▶ [SUPPLIED INFORMATION]:
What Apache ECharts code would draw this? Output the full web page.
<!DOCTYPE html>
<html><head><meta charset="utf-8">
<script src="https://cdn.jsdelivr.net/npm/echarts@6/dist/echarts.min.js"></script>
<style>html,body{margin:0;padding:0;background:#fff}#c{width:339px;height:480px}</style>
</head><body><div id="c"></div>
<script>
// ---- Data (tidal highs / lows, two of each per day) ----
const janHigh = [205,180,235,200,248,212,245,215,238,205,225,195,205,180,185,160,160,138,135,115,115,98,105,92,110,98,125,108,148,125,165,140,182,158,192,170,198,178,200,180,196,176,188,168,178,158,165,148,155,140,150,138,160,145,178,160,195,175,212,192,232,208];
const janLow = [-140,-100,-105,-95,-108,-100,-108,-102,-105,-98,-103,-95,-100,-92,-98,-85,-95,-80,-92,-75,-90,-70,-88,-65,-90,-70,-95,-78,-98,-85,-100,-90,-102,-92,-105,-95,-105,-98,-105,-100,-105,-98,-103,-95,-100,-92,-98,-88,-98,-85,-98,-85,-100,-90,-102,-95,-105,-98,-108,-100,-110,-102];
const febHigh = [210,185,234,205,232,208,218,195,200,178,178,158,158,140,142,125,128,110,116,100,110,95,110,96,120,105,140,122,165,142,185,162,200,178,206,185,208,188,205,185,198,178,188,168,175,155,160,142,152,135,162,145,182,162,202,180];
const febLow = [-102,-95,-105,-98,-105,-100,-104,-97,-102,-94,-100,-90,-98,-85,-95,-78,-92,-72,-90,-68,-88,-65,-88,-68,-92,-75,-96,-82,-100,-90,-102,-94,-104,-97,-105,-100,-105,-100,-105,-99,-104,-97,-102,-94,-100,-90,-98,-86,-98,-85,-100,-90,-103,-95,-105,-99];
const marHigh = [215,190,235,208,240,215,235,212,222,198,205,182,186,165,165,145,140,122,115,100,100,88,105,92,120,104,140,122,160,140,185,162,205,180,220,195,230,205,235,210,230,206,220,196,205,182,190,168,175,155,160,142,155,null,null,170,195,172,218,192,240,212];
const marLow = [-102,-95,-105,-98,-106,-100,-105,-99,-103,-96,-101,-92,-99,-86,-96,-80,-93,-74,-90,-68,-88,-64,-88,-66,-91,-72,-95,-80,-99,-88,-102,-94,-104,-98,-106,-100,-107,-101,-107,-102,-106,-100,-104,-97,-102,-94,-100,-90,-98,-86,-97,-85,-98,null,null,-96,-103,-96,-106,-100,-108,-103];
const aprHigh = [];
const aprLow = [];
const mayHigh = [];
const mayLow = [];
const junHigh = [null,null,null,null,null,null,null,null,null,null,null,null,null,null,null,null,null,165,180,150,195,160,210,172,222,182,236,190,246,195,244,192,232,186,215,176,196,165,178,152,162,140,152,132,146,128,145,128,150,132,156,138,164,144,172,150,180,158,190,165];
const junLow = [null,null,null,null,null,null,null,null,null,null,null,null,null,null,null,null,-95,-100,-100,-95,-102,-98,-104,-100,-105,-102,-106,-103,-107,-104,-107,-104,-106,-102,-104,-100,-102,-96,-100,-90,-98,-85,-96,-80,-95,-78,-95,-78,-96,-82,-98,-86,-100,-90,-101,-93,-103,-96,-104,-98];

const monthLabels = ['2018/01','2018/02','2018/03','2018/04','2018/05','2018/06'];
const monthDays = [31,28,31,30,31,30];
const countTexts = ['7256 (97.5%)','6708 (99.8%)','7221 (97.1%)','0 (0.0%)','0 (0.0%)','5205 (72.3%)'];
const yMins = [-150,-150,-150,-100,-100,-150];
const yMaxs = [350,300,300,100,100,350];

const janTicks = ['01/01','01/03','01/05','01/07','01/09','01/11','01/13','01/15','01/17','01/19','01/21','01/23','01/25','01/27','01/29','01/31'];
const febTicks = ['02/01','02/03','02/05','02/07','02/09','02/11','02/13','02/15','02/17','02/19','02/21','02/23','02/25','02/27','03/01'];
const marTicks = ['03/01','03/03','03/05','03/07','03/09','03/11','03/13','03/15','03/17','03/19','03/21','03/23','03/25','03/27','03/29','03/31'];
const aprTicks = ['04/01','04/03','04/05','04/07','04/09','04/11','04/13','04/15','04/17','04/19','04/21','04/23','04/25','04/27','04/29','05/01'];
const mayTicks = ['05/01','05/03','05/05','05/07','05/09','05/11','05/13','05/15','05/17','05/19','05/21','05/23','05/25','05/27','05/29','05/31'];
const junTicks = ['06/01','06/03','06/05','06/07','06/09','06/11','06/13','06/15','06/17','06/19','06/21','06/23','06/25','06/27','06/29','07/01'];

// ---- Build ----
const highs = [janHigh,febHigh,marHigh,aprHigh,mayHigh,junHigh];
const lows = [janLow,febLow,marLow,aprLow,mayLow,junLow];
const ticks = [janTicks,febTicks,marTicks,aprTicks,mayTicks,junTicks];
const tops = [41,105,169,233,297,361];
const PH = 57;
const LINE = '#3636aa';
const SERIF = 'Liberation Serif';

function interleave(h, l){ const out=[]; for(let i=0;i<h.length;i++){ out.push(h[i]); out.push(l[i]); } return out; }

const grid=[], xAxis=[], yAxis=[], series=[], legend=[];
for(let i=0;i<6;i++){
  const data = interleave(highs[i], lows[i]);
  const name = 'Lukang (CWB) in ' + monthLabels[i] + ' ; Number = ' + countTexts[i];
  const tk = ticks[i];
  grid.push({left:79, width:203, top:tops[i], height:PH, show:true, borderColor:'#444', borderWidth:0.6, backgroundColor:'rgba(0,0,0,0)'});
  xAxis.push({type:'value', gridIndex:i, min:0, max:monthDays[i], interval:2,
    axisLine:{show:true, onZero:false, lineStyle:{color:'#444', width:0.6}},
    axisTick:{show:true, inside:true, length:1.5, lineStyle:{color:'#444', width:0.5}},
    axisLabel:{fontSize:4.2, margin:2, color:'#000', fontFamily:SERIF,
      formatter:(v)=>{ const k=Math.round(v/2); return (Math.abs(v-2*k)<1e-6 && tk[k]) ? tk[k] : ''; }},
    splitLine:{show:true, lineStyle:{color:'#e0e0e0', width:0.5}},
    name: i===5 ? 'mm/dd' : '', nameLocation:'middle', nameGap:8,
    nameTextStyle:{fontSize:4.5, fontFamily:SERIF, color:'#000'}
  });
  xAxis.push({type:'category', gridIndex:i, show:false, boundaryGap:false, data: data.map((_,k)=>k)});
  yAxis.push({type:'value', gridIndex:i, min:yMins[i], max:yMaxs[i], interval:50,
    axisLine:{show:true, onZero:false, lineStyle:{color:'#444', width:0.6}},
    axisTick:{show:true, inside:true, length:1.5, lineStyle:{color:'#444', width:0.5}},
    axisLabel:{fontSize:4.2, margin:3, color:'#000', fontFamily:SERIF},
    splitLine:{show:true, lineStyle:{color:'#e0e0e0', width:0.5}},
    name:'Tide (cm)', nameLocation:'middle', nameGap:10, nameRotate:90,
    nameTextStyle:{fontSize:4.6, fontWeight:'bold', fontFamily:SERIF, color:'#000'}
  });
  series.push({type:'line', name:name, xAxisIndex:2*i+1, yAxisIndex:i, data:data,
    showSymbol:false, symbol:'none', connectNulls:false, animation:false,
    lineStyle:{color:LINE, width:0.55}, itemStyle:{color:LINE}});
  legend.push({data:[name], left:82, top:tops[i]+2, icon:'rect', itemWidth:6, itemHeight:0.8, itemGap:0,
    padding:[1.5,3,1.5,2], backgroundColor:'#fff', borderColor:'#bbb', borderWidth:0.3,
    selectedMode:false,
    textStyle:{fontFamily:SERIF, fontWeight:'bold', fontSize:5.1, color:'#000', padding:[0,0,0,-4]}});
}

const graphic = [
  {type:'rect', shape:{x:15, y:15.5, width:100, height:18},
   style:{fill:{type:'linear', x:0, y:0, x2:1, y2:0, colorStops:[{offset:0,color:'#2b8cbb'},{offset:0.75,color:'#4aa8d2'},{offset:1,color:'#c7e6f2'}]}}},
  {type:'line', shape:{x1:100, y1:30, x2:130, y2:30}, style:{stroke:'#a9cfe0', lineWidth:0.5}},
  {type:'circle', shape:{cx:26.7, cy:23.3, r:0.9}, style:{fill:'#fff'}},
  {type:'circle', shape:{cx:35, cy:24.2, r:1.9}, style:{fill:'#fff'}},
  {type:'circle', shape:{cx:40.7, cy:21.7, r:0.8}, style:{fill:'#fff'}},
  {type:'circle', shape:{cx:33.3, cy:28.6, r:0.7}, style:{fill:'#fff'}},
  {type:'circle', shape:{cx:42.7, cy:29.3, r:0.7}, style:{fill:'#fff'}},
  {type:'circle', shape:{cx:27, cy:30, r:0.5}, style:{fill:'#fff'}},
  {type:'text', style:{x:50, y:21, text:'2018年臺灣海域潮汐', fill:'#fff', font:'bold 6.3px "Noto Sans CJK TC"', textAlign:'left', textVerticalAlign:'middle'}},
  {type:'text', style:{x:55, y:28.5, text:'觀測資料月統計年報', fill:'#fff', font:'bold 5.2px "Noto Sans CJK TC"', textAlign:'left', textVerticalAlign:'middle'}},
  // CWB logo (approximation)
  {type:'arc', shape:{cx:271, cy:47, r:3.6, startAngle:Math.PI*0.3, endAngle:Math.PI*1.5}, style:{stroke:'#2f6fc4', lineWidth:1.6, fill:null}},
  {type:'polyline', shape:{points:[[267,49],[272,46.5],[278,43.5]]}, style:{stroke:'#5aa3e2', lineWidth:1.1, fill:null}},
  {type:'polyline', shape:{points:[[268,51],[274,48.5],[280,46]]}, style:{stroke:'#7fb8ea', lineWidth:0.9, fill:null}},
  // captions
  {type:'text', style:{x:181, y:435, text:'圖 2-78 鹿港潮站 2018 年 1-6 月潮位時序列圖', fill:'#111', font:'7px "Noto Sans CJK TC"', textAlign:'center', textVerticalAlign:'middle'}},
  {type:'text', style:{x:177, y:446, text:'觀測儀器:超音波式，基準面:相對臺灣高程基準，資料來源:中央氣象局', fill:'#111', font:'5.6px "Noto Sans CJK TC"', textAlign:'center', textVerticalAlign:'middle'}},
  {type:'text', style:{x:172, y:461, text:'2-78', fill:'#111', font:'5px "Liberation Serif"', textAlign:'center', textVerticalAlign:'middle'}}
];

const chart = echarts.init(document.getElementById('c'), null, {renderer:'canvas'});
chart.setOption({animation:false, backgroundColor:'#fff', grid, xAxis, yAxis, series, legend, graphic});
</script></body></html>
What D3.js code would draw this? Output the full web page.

▶ [WHAT IS BEING ASKED]: Pull out every line of the records above that contains the word "this".

▶ [WORKED ANSWER]:
What Apache ECharts code would draw this? Output the full web page.
What D3.js code would draw this? Output the full web page.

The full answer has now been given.